One challenge to anyone visiting Beijing is the traffic: I won’t lie to you, it’s awful. Despite ubiquitous and reliable taxis, moving around on surface streets -- or using the metro and your feet -- can take a lot of time. For this reason it’s always nice to know of an excellent restaurant right next to major tourist attraction, where you might find yourself at mealtime. Li Qun, profiled above, is close to Qianmen, the only one of Beijing's city gates to remain standing, which is located on the southern end of Tiananmen Square. If you go to the Yonghegong, one of the city’s most visited temples, an outstanding lunch can be had a short walk away at Jin Ding Xuan, a dim sum palace. The name means “Golden Tripod Attic” and indeed the sprawling restaurant looks old inside, full of latticed wood and narrow stairs. Close to 100 dim sum dishes, including many items not seen in the West and lots of specialty noodles, porridges and soups, are offered on a laminated menu complete with English translations and tiny photos. Jin Ding Xuan, #77 Yonghegongqiao, Heping Xijie. 6429-688.

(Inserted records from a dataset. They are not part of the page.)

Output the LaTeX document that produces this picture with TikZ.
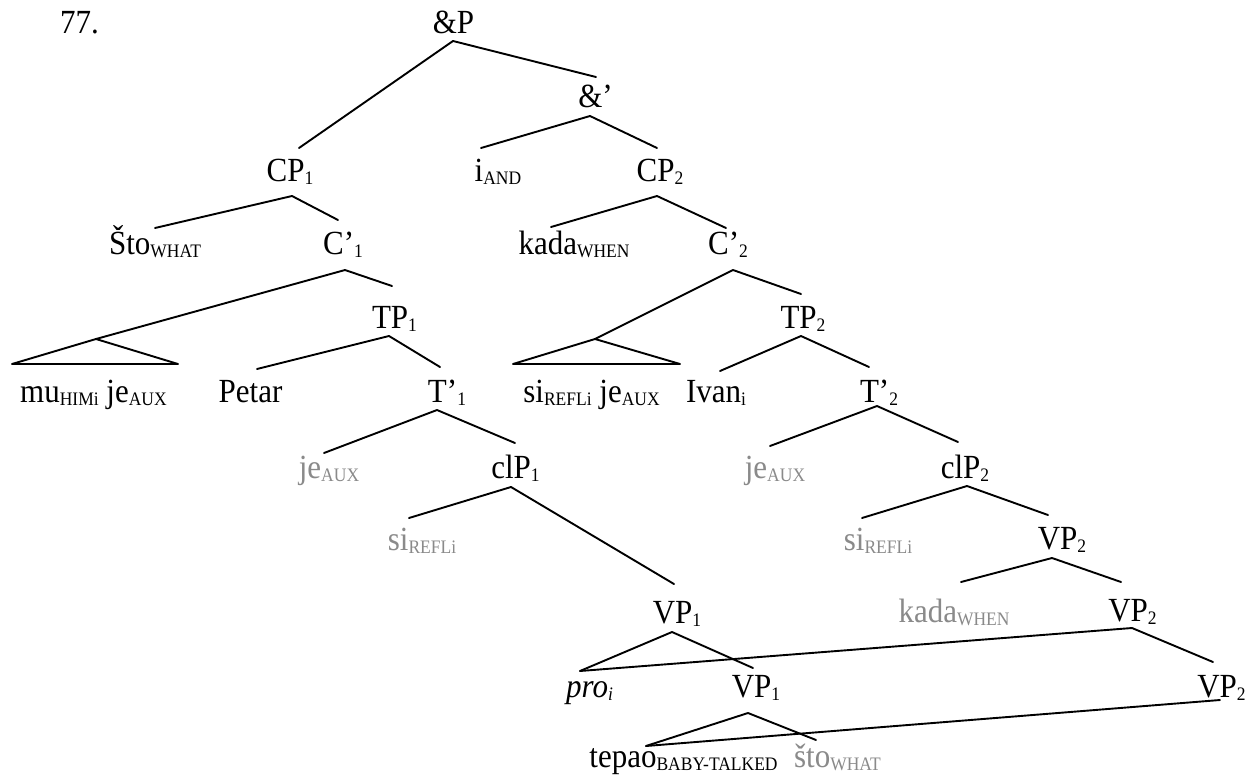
\documentclass[tikz,border=0pt]{standalone}
\usepackage{fontspec}
\usepackage{graphicx}
\setmainfont{Liberation Serif}
\definecolor{ghost}{RGB}{138,138,138}
\newcommand\dn[1]{\raisebox{-3pt}{\fontsize{17.5}{18}\selectfont #1}}
\newcommand\V[1]{\scalebox{1}[1.09]{#1}}
\begin{document}
\begin{tikzpicture}[x=1pt,y=-1pt,
  lbl/.style={font=\fontsize{31}{37}\selectfont, inner sep=0pt, anchor=base},
  grey/.style={lbl, text=ghost},
  edge/.style={line width=1.9pt, line cap=round, line join=round}]
\fill[white] (0,0) rectangle (1254,777);
\useasboundingbox (0,0) rectangle (1254,777);

% ---- text nodes ----
\node[lbl, anchor=base west] (num) at (60,33) {\V{77.}};
\node[lbl] (andP) at (453.5,33) {\V{\&P}};
\node[lbl] (andB) at (595.5,107) {\V{\&’}};
\node[lbl] (cp1) at (290,181) {\V{CP\dn{1}}};
\node[lbl] (iand) at (498,181) {\V{i\dn{AND}}};
\node[lbl] (cp2) at (660,181) {\V{CP\dn{2}}};
\node[lbl] (sto) at (155,254) {\V{Što\dn{WHAT}}};
\node[lbl] (c1) at (343,254) {\V{C’\dn{1}}};
\node[lbl] (kada) at (574,254) {\V{kada\dn{WHEN}}};
\node[lbl] (c2) at (728,254) {\V{C’\dn{2}}};
\node[lbl] (tp1) at (394.5,328) {\V{TP\dn{1}}};
\node[lbl] (tp2) at (803,328) {\V{TP\dn{2}}};
\node[lbl] (mu) at (93.5,402) {\V{mu\dn{HIMi} je\dn{AUX}}};
\node[lbl] (petar) at (250.5,402) {\V{Petar}};
\node[lbl] (t1) at (447,402) {\V{T’\dn{1}}};
\node[lbl] (si) at (591.5,402) {\V{si\dn{REFLi} je\dn{AUX}}};
\node[lbl] (ivan) at (716,402) {\V{Ivan\dn{i}}};
\node[lbl] (t2) at (879,402) {\V{T’\dn{2}}};
\node[grey] (je1) at (329,478) {\V{je\dn{AUX}}};
\node[lbl] (clp1) at (515.5,478) {\V{clP\dn{1}}};
\node[grey] (je2) at (775,478) {\V{je\dn{AUX}}};
\node[lbl] (clp2) at (965,478) {\V{clP\dn{2}}};
\node[grey] (si1) at (422,550) {\V{si\dn{REFLi}}};
\node[grey] (si2) at (878,550) {\V{si\dn{REFLi}}};
\node[lbl] (vp2a) at (1062,549) {\V{VP\dn{2}}};
\node[lbl] (vp1a) at (677,623) {\V{VP\dn{1}}};
\node[grey] (kada2) at (954,622) {\V{kada\dn{WHEN}}};
\node[lbl] (vp2b) at (1132.5,621) {\V{VP\dn{2}}};
\node[lbl] (pro) at (589.5,697) {\V{\textit{pro}\dn{\textit{i}}}};
\node[lbl] (vp1b) at (756,697) {\V{VP\dn{1}}};
\node[lbl] (vp2c) at (1221.5,697) {\V{VP\dn{2}}};
\node[lbl] (tepao) at (683.5,767) {\V{tepao\dn{BABY-TALKED}}};
\node[grey] (sto2) at (837.5,767) {\V{što\dn{WHAT}}};

% ---- connector end points ----
\coordinate (andP-b) at (453,41);
\coordinate (cp1-t) at (299,148);
\coordinate (andB-t) at (596,77);
\coordinate (andB-b) at (590,116);
\coordinate (iand-t) at (481,148);
\coordinate (cp2-t) at (657,148);
\coordinate (cp1-b) at (292,196);
\coordinate (sto-t) at (155,228);
\coordinate (c1-t) at (338,220);
\coordinate (cp2-b) at (657,196);
\coordinate (kada-t) at (551,227);
\coordinate (c2-t) at (726,228);
\coordinate (c1-b) at (345,270);
\coordinate (mu-apex) at (96,339);
\coordinate (mu-l) at (12,364);
\coordinate (mu-r) at (178,364);
\coordinate (tp1-t) at (392,286);
\coordinate (c2-b) at (733,270);
\coordinate (si-apex) at (595,339);
\coordinate (si-l) at (513,364);
\coordinate (si-r) at (680,364);
\coordinate (tp2-t) at (801,294);
\coordinate (tp1-b) at (389,336);
\coordinate (petar-t) at (257,369);
\coordinate (t1-t) at (440,367);
\coordinate (tp2-b) at (801,336);
\coordinate (ivan-t) at (720,371);
\coordinate (t2-t) at (869,367);
\coordinate (t1-b) at (437,410);
\coordinate (je1-t) at (324,453);
\coordinate (clp1-t) at (515,443);
\coordinate (t2-b) at (877,406);
\coordinate (je2-t) at (770,446);
\coordinate (clp2-t) at (958,442);
\coordinate (clp1-b) at (511,487);
\coordinate (si1-t) at (409,518);
\coordinate (vp1a-t) at (674,584);
\coordinate (clp2-b) at (967,486);
\coordinate (si2-t) at (862,518);
\coordinate (vp2a-t) at (1048,515);
\coordinate (vp2a-b) at (1052,558);
\coordinate (kada2-t) at (961,582);
\coordinate (vp2b-t) at (1121,582);
\coordinate (vp1a-b) at (672,632);
\coordinate (pro-t) at (580,671);
\coordinate (vp1b-t) at (753,668);
\coordinate (vp2b-b) at (1132,628);
\coordinate (vp2c-t) at (1213,662);
\coordinate (vp1b-b) at (748,713);
\coordinate (tepao-t) at (646,746);
\coordinate (sto2-t) at (816,740);
\coordinate (vp2c-b) at (1220,700);

% ---- connectors ----
\draw[edge] (cp1-t) -- (andP-b) -- (andB-t);
\draw[edge] (iand-t) -- (andB-b) -- (cp2-t);
\draw[edge] (sto-t) -- (cp1-b) -- (c1-t);
\draw[edge] (kada-t) -- (cp2-b) -- (c2-t);
\draw[edge] (mu-apex) -- (c1-b) -- (tp1-t);
\draw[edge] (mu-apex) -- (mu-l) -- (mu-r) -- cycle;
\draw[edge] (si-apex) -- (c2-b) -- (tp2-t);
\draw[edge] (si-apex) -- (si-l) -- (si-r) -- cycle;
\draw[edge] (petar-t) -- (tp1-b) -- (t1-t);
\draw[edge] (ivan-t) -- (tp2-b) -- (t2-t);
\draw[edge] (je1-t) -- (t1-b) -- (clp1-t);
\draw[edge] (je2-t) -- (t2-b) -- (clp2-t);
\draw[edge] (si1-t) -- (clp1-b) -- (vp1a-t);
\draw[edge] (si2-t) -- (clp2-b) -- (vp2a-t);
\draw[edge] (kada2-t) -- (vp2a-b) -- (vp2b-t);
\draw[edge] (pro-t) -- (vp1a-b) -- (vp1b-t);
\draw[edge] (pro-t) -- (vp2b-b) -- (vp2c-t);
\draw[edge] (tepao-t) -- (vp1b-b) -- (sto2-t);
\draw[edge] (tepao-t) -- (vp2c-b);
\end{tikzpicture}
\end{document}
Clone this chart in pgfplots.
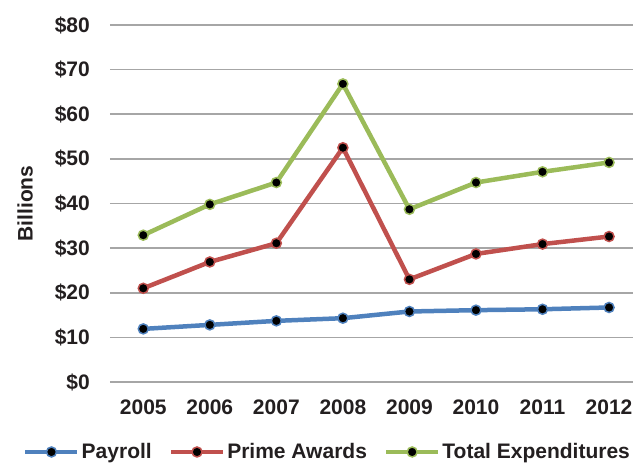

And should you feel the need for a meal or an excellent drink after spending an afternoon exploring the Drum Tower and its surrounding historic neighborhood, slip into Café Sambal. It may not be a great cuisine destination, but it's a truly wonderful place to relax. Owner Cho is from Malaysia; he's re-done an old courtyard house to make it feel like your hip home away from home. The bar makes terrific mojitos and caipirinhas, the Malaysian-Chinese food is consistently good (don't miss the addictive four-corner beans in 'cashew nut sauce'; these goa beans are actually sauced with a paste of garlic and ground candle-nuts, which are closer to macadamias). The atmosphere is sophisticated, welcoming, and relaxed. No wonder ex-pats and Chinese alike fill this place every evening. Certain friends of mine have been known to spend more time at Cafe Sambal, late at night, than they do in their own apartments. Café Sambal, #43 DouFuChi Hutong, Jiu Gulou Da Jie, 6400-4875. Located just inside a small hutong several hutongs north of the drum tower on Jiugulou. On the east side of Jiugulou, where it intersects with this hutong (on that corner there also happens to be a public bathroom) a white sign announces Café Sambal. The restaurant/bar is actually located just inside the hutong. A short walk from the Bamboo Garden Hotel.